July 14 (Bloomberg) -- Copper declined as concerns about the strength of the global economic recovery persist. Zinc fell.
Copper for three-month delivery lost 0.3 percent to $6,665 a metric ton on the London Metal Exchange at 3:00 p.m. in Shanghai. Zinc dropped 1 percent to $1,845.75 a ton.
Portugal had its credit rating reduced two levels to A1 at Moody's Investors Service yesterday on prospects for weak economic growth and a growing debt burden. Copper, used in construction and home appliances, has dropped 9.4 percent this year on signs that growing budget deficits from Greece to Spain may slow the global economic recovery.
"Euro-zone issues are not over yet," Lu Chenghong, a trader at Hong Kong Sancharm Investment & Trading Co., said from Shanghai today. "We don't see an up reason for metal prices unless China's demand shows solid signs of improvement after the summer lull."
Copper for October delivery rose as much as 1.7 percent to 53,200 yuan ($7,854) a ton on the Shanghai Futures Exchange and closed at 52,910 yuan.
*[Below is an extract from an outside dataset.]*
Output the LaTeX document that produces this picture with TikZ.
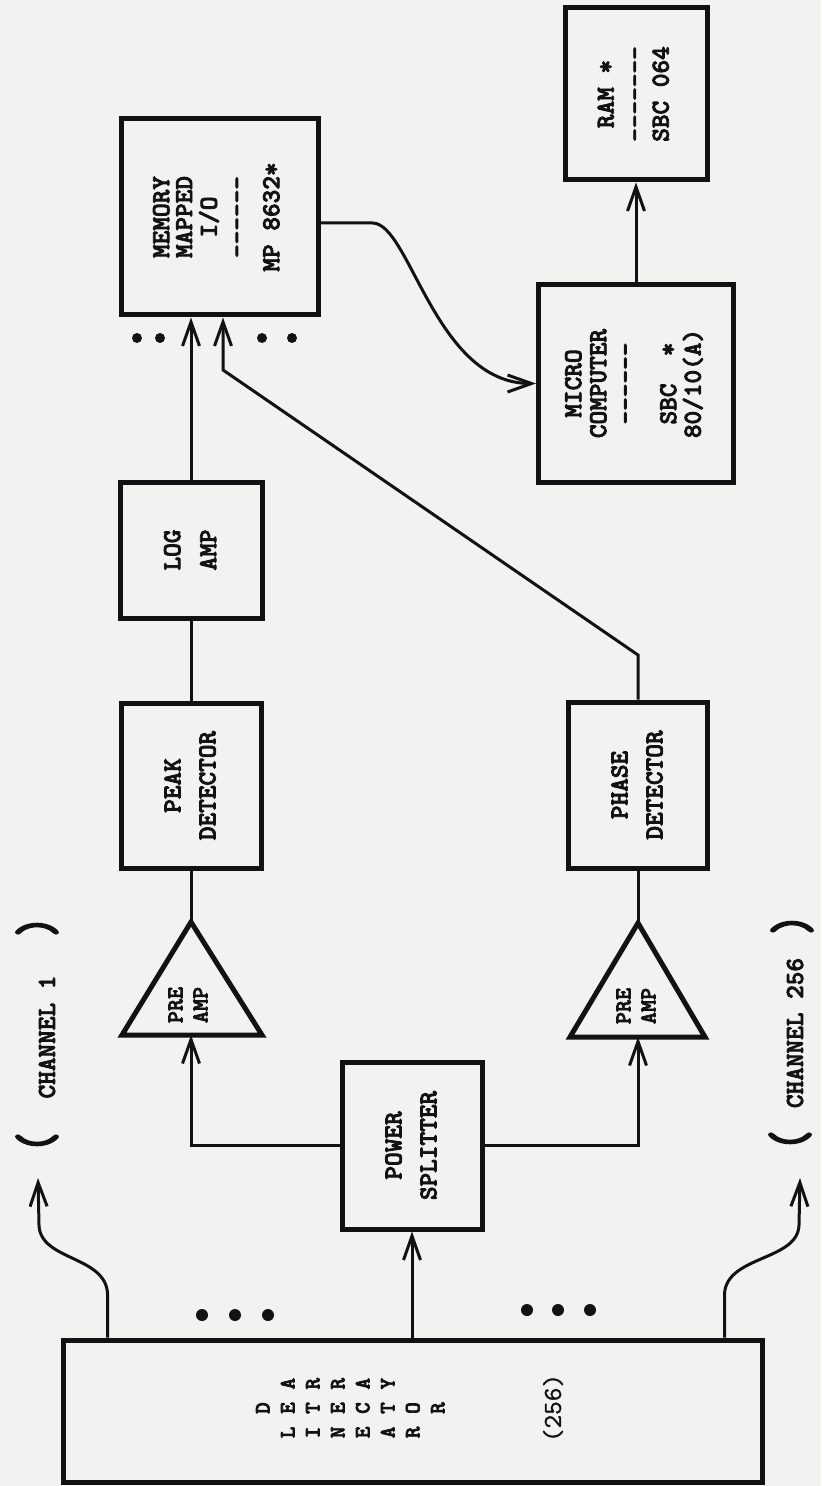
\documentclass[tikz,border=0pt]{standalone}
\usepackage{fontspec}
\newfontfamily\tw[FakeBold=3]{lmmonolt10-bold.otf}
\newfontfamily\twp[FakeBold=4]{lmmonolt10-bold.otf}
\newfontfamily\twr[FakeBold=1]{lmmono10-regular.otf}
\usetikzlibrary{arrows.meta}
\definecolor{paper}{RGB}{242,242,240}
\definecolor{ink}{RGB}{18,18,18}
\newcommand{\rtxt}[1]{\rotatebox{90}{\begin{tabular}{@{}c@{}}#1\end{tabular}}}
\begin{document}
\begin{tikzpicture}[x=0.5pt,y=-0.5pt,
  blk/.style={draw=ink, line width=2.5pt, inner sep=0pt, text=ink,
    font=\tw\fontsize{13}{12.5}\selectfont},
  lbl/.style={inner sep=0pt, text=ink, font=\tw\fontsize{13}{12.5}\selectfont},
  tri/.style={draw=ink, line width=2.5pt, line join=miter},
  wire/.style={draw=ink, line width=1.5pt},
  arr/.style={wire, -{Straight Barb[length=12pt,width=8.5pt]}},
  paren/.style={inner sep=0pt, text=ink, font=\twp\fontsize{27}{27}\selectfont}]
\fill[paper] (0,0) rectangle (821,1486);
\useasboundingbox (0,0) rectangle (821,1486);

% ---------- blocks ----------
\node[blk, minimum width=349.5pt, minimum height=71pt] (det) at (412.5,1411) {};
\node[lbl, font=\tw\fontsize{11}{12.5}\selectfont] (detname) at (352,1408)
  {\rotatebox{90}{\setlength\tabcolsep{3.2pt}\begin{tabular}{@{}ccc@{}}
   & D & \\ L & E & A\\ I & T & R\\ N & E & R\\ E & C & A\\ A & T & Y\\ R & O & \\ & R & \end{tabular}}};
\node[lbl, font=\twr\fontsize{13}{13}\selectfont] (detnum) at (553,1408) {\rotatebox{90}{(256)}};

\node[blk, minimum width=70pt, minimum height=83.5pt] (split) at (412,1145.5)
  {{\fontsize{13}{17.5}\selectfont\rtxt{POWER\\SPLITTER}}};

\coordinate (pa1t) at (191,922);  \coordinate (pa1b) at (191,1035);
\coordinate (pa2t) at (638,923);  \coordinate (pa2b) at (638,1037);
\draw[tri] (122,1035) -- (pa1t) -- (262,1035) -- cycle;
\draw[tri] (570,1037) -- (pa2t) -- (705,1037) -- cycle;
\node[lbl, font=\tw\fontsize{11.5}{12.5}\selectfont] (pa1lbl) at (190,1005) {\rtxt{PRE\\AMP}};
\node[lbl, font=\tw\fontsize{11.5}{12.5}\selectfont] (pa2lbl) at (638,1006) {\rtxt{PRE\\AMP}};

\node[blk, minimum width=70pt, minimum height=82.5pt] (peak) at (191,785.5)
  {{\fontsize{13}{17.5}\selectfont\rtxt{PEAK\\DETECTOR}}};
\node[blk, minimum width=69.5pt, minimum height=83pt] (phase) at (638,785)
  {{\fontsize{13}{17.5}\selectfont\rtxt{PHASE\\DETECTOR}}};
\node[blk, minimum width=71pt, minimum height=68pt] (log) at (191,550)
  {{\fontsize{13}{18}\selectfont\rtxt{LOG\\AMP}}};
\node[blk, minimum width=98.5pt, minimum height=98pt] (mem) at (219.5,217)
  {{\fontsize{13}{11.25}\selectfont\rtxt{MEMORY\\MAPPED\\I/O\\[2.75pt]------\\[5.75pt]MP 8632*}}};
\node[blk, minimum width=97.5pt, minimum height=98.5pt] (micro) at (636,383.5)
  {\rtxt{MICRO\\COMPUTER\\[1pt]------\\[9pt]SBC~~*\\[-0.5pt]80/10(A)}};
\node[blk, minimum width=71pt, minimum height=86pt] (ram) at (636,94)
  {{\fontsize{13}{13}\selectfont\rtxt{RAM *\\[1.5pt]-------\\SBC 064}}};

% ---------- channel labels ----------
\node[lbl] (ch1) at (47,1037) {\rotatebox{90}{CHANNEL 1}};
\node[lbl] (ch256) at (795,1033) {\rotatebox{90}{CHANNEL 256}};
\node[paren] (lp1) at (37,1142) {\rotatebox{90}{\scalebox{0.7}[1]{(}}};
\node[paren] (rp1) at (37,927) {\rotatebox{90}{\scalebox{0.7}[1]{)}}};
\node[paren] (lp2) at (790,1140) {\rotatebox{90}{\scalebox{0.7}[1]{(}}};
\node[paren] (rp2) at (792,925) {\rotatebox{90}{\scalebox{0.7}[1]{)}}};
\coordinate (ch1tip) at (38,1178);
\coordinate (ch256tip) at (800,1178);

% ---------- dots ----------
\foreach \x in {202,235,268} \fill[ink] (\x,1315) circle (3pt);
\foreach \x in {527,558,590} \fill[ink] (\x,1310) circle (3pt);
\foreach \x in {137,160,262,292} \fill[ink] (\x,338) circle (2.5pt);

% ---------- connectors ----------
\draw[arr] (det.north -| split.south) -- (split.south);
\draw[arr] (split.west) -| (pa1b);
\draw[arr] (split.east) -| (pa2b);
\draw[wire] (pa1t) -- (pa1t |- peak.south);
\draw[wire] (pa2t) -- (pa2t |- phase.south);
\draw[wire] (peak.north) -- (log.south);
\draw[arr] (log.north) -- (log.north |- mem.south);
\coordinate (bend1) at (638,655);
\coordinate (bend2) at (223,370);
\draw[arr] (phase.north) -- (bend1) -- (bend2) -- (bend2 |- mem.south);
\draw[arr] ([yshift=-3pt]mem.east) -- ++(52,0) .. controls (410,223) and (435,383.5) .. (micro.west);
\draw[arr] (micro.north) -- (ram.south);
\draw[arr] ([xshift=23.5pt]det.north west) -- ++(0,-40) .. controls (110,1255) and (40,1262) .. (39,1225) -- (ch1tip);
\draw[arr] ([xshift=-20pt]det.north east) -- ++(0,-40) .. controls (722,1255) and (798,1262) .. (799,1225) -- (ch256tip);
\end{tikzpicture}
\end{document}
Zinc added as much as 2 percent to 15,160 yuan a ton and closed at 15,105 yuan a ton.
China's State Council Information Office will hold a briefing on the nation's first-half economic performance in Beijing tomorrow. Statistics may show China's economic expansion slowed in the second quarter, compared with the first three months of the year.
Wait and See
"Open interest dwindled as investors chose to wait and see how the wind blows on the day," Liu Jia, an analyst at Jinrui Futures Co., said from Shenzhen today. Open interest refers to the combined number of buy and sell positions held by traders.
Nickel in London was unchanged at $19,550 a ton at 3:02 p.m. in Shanghai. The nickel market may swing to a greater deficit than expected this year because of supply disruptions and greater Chinese demand, said Sumitomo Metal Mining Co., the biggest producer in Japan.
World demand may exceed supply by 40,000 metric tons this year, up from the company's forecast in April of 36,000 tons, Toru Higo, general manager of the Tokyo-based company's nickel sales and raw material department, said. This would be the first deficit since 2006, he said.
Lead in London fell 0.6 percent to $1,814 a ton, aluminum added 0.2 percent to $1,998.25 a ton, while tin lost 0.6 percent to $17,900 a ton at 3:03 p.m. in Shanghai.